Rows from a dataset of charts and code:
::::::

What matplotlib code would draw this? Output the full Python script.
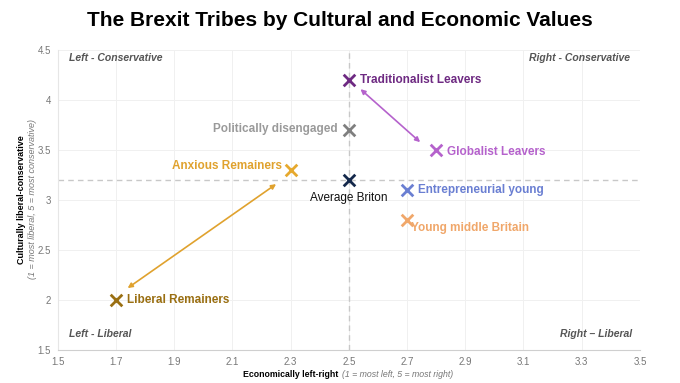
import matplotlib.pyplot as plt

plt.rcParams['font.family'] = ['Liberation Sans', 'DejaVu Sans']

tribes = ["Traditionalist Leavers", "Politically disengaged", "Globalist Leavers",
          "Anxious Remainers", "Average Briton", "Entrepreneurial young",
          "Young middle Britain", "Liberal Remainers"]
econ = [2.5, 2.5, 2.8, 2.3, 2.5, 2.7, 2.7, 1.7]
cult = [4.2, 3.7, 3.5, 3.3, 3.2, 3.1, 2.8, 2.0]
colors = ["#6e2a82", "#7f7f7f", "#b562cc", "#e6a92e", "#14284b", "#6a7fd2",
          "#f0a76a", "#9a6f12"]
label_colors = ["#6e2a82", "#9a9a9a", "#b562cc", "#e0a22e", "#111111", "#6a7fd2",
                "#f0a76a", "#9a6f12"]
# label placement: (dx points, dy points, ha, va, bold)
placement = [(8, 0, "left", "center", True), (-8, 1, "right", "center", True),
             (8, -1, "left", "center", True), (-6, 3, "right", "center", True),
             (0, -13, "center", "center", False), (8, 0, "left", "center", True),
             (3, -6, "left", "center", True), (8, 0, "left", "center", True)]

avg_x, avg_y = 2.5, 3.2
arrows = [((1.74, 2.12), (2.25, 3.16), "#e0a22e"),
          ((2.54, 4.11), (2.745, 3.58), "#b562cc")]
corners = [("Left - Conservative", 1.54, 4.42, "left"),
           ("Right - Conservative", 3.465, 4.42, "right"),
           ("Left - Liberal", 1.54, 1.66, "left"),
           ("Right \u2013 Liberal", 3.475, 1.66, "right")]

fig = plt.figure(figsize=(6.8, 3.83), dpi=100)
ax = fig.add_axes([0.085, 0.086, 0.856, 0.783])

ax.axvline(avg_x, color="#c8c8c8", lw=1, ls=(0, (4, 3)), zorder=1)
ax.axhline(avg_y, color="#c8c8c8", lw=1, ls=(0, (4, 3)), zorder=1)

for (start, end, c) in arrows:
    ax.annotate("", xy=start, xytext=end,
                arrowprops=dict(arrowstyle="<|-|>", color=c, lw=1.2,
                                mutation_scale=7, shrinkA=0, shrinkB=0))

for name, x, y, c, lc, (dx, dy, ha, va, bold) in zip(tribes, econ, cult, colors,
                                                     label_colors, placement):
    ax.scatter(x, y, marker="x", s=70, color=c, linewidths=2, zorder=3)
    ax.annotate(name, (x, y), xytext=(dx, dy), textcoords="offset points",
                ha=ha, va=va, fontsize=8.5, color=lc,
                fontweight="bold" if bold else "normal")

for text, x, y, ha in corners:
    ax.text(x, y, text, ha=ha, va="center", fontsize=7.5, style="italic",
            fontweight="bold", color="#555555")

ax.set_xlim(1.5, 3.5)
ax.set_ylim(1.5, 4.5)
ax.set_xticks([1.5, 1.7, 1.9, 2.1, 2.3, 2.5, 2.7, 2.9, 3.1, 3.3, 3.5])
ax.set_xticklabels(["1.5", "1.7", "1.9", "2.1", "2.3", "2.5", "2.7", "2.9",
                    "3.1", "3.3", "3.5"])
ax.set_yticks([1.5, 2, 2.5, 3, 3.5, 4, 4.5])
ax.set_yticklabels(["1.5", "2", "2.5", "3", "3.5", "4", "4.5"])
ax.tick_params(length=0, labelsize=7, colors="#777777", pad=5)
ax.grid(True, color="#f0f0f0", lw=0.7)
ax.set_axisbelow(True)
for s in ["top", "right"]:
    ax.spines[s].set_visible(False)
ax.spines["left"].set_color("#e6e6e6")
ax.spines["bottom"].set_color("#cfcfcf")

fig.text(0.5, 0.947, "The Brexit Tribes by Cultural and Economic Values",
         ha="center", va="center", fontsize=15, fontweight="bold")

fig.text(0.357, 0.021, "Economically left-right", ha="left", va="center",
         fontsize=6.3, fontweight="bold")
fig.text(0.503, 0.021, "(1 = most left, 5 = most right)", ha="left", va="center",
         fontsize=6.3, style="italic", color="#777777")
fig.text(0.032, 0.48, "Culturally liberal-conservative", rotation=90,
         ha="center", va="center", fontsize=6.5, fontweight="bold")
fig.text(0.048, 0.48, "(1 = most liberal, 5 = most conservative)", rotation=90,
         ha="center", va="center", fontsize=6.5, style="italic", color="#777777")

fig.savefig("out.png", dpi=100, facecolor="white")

::::::

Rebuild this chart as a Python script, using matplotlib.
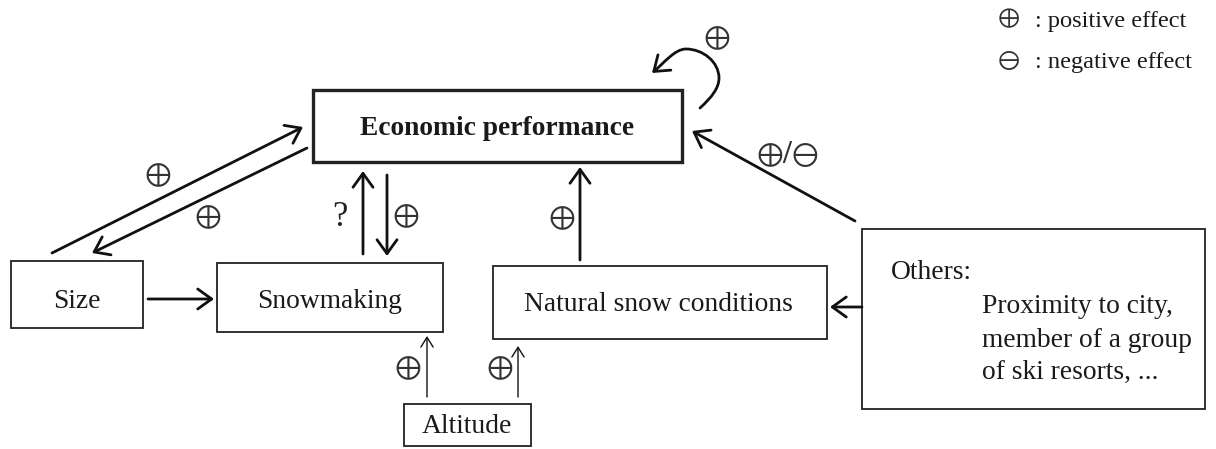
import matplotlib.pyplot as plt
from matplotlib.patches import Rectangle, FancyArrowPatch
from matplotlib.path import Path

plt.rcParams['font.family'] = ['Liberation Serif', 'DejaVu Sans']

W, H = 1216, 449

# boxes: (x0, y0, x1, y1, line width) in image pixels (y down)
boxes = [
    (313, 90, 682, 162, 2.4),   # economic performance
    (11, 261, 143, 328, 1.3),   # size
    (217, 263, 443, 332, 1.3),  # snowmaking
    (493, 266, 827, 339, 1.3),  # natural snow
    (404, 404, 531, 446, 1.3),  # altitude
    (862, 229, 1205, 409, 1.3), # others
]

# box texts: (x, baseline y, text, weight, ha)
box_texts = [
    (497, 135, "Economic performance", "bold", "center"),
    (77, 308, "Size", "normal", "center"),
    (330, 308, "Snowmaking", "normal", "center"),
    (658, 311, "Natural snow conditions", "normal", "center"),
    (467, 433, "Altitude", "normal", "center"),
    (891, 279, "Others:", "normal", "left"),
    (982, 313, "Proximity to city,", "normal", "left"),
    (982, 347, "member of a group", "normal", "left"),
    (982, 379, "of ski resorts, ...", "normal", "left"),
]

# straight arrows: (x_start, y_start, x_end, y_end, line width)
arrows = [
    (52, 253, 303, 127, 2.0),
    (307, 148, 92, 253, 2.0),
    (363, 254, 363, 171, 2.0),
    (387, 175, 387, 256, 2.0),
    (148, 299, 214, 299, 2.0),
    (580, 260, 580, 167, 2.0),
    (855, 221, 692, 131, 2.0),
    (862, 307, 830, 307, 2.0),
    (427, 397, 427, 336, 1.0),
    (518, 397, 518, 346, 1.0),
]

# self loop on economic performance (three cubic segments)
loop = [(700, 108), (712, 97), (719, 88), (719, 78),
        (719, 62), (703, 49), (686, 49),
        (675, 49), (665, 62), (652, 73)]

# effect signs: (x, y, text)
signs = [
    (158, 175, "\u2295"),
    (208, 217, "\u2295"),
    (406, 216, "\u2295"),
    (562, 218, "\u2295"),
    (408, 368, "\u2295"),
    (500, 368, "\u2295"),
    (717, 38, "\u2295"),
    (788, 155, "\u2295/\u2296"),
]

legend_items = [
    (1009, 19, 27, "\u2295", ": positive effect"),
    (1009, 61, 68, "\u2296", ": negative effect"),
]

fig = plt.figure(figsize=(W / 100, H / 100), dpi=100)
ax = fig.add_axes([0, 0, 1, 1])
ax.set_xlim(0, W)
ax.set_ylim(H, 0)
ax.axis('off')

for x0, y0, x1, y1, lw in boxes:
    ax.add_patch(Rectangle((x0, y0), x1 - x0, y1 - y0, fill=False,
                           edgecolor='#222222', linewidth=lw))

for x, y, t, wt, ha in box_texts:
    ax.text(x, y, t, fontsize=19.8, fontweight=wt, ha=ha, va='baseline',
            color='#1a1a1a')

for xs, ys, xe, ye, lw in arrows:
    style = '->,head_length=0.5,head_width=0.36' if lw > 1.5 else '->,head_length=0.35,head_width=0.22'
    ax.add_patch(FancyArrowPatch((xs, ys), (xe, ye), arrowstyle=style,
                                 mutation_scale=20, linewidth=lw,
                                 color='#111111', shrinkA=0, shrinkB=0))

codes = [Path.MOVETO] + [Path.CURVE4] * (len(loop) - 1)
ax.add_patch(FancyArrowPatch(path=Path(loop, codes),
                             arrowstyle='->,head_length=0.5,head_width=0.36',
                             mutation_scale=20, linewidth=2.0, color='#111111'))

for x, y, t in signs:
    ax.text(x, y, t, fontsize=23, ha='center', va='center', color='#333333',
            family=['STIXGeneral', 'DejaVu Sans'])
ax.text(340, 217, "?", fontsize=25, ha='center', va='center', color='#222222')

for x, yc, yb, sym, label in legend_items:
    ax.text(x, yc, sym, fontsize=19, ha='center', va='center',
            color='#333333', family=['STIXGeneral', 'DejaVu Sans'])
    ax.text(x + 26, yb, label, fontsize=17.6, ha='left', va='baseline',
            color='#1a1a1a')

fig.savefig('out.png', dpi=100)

::::::

#### [STATED PROBLEM]
Above this task is a listing with pictures in it. Retype only the lines from the one containing "Rebuild this chart" through the one containing "W, H = 1216, 449", both included, and not the pictures.

#### [EXERCISE RESPONSE]
Rebuild this chart as a Python script, using matplotlib.
import matplotlib.pyplot as plt
from matplotlib.patches import Rectangle, FancyArrowPatch
from matplotlib.path import Path

plt.rcParams['font.family'] = ['Liberation Serif', 'DejaVu Sans']

W, H = 1216, 449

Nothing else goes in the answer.